Everything about it feels a little like home.
It’s a mess, the classroom, the kids but it is filled with incredible potential. When I greeted the students and gave them my expectations for respectful listening to instruction they responded immediately. Kids always recognize someone who knows their stuff and they usually come around pretty quickly even in the most difficult circumstances. At the end of the day the sub said to me “Mrs. Clements, you are just what these kids need.”
And they are just what I need to…
Two years ago our lives were turned inside out and it has been a very hard road but it has been filled with divine appointments, divine provision and my husband’s ability to persevere when I wanted to give up all hope of ever regaining any financial or professional stability.

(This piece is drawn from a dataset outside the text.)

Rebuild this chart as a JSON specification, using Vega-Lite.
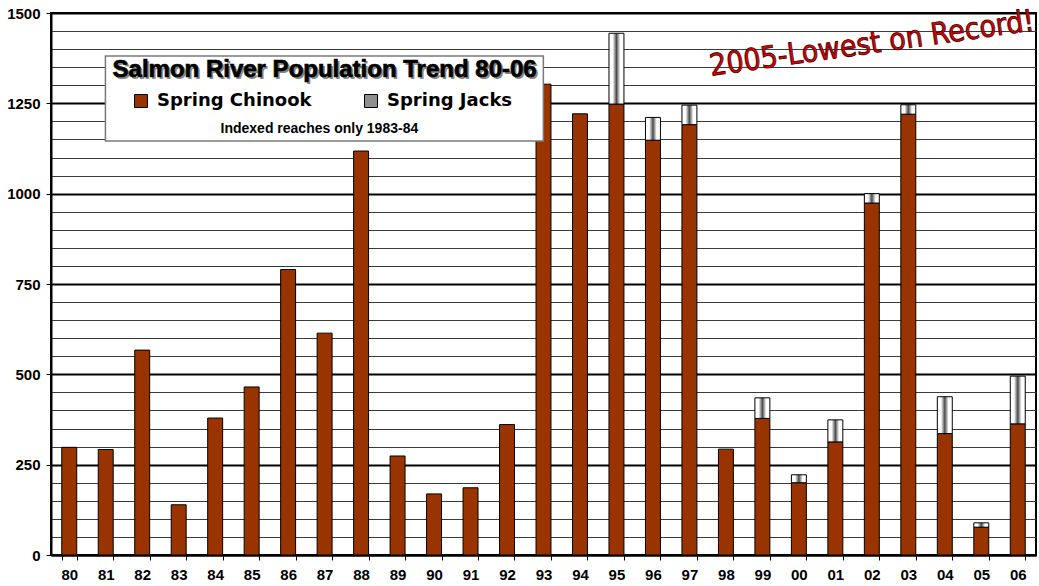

My husband is an incredible man. He has used every talent he has to keep our heads above water from painting and carpentry to worship leading and preaching invitations, Tim is not afraid of hard work and or doing things with excellence. He has not turned down any job that would help us, often working at several things at once and all along the way he has never missed an opportunity to minister to anyone who needed it. Any life he could speak into and point to Jesus he has done it.
He has held me close when the fear seemed almost a physical thing and spoken God’s truth into my ear over and over. There simply is no one like him, and now my job will make his life easier too. He can continue to pursue his master’s degree and teach kids about Jesus. He said with a twinkle in his eye he was ready to be a kept man…I laughed and was grateful yet again for that insatiable sense of humor of his.
So Merry Christmas to all of you who have faithfully prayed for us, stood with us, and held us close. Our Journey is far from over but I am looking to 2014 with a renewed sense of hope and Joy.